Monday, 8 July 2013

Spot the Frippet: pollex.

Unless you know a word for something you can't think about it.

Or so some foolish people say.

That's clearly not true (what's the word for the taste of ice cream that's just beginning to melt at the edges in the sun?) but it's certainly true that knowing a word for something brings it to the attention.

I've never thought about pollices (neat plural, huh?), but now I realise they're all around me.

And what are they?

A pollex is a lizard's thumb.

Or a bird's thumb, for that matter; or a frog's, or a fox's.
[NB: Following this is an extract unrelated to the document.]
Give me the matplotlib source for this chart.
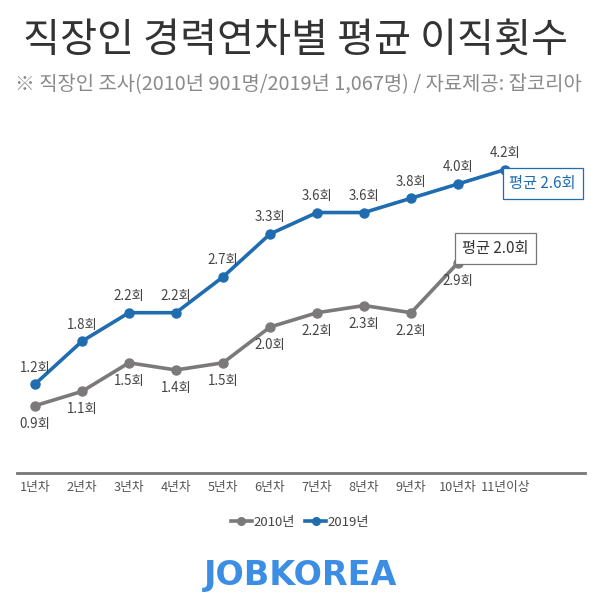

Okay, birds and frogs and foxes and lizards don't actually have thumbs as we know them, but a pollux is the inside digit on the forelimb of any animal that has...er...well, digits on its forelimbs. (Yes, yes, I know birds don't have forelimbs: a bird's pollices are hidden inside its wings).

But the pollices of lots of animals are plainly visible.


A possum, displaying its pollices.

That goes for gorillas, dogs - and you, too.


Though this is a bonobo.

I feel rather pleased and proud, myself.

Spot the frippet. This is so easy that perhaps we ought to be spotting a pollex on a different species of animal from us. Pollex is the Latin for thumb.

Pollex gives us the lovely adjective pollical.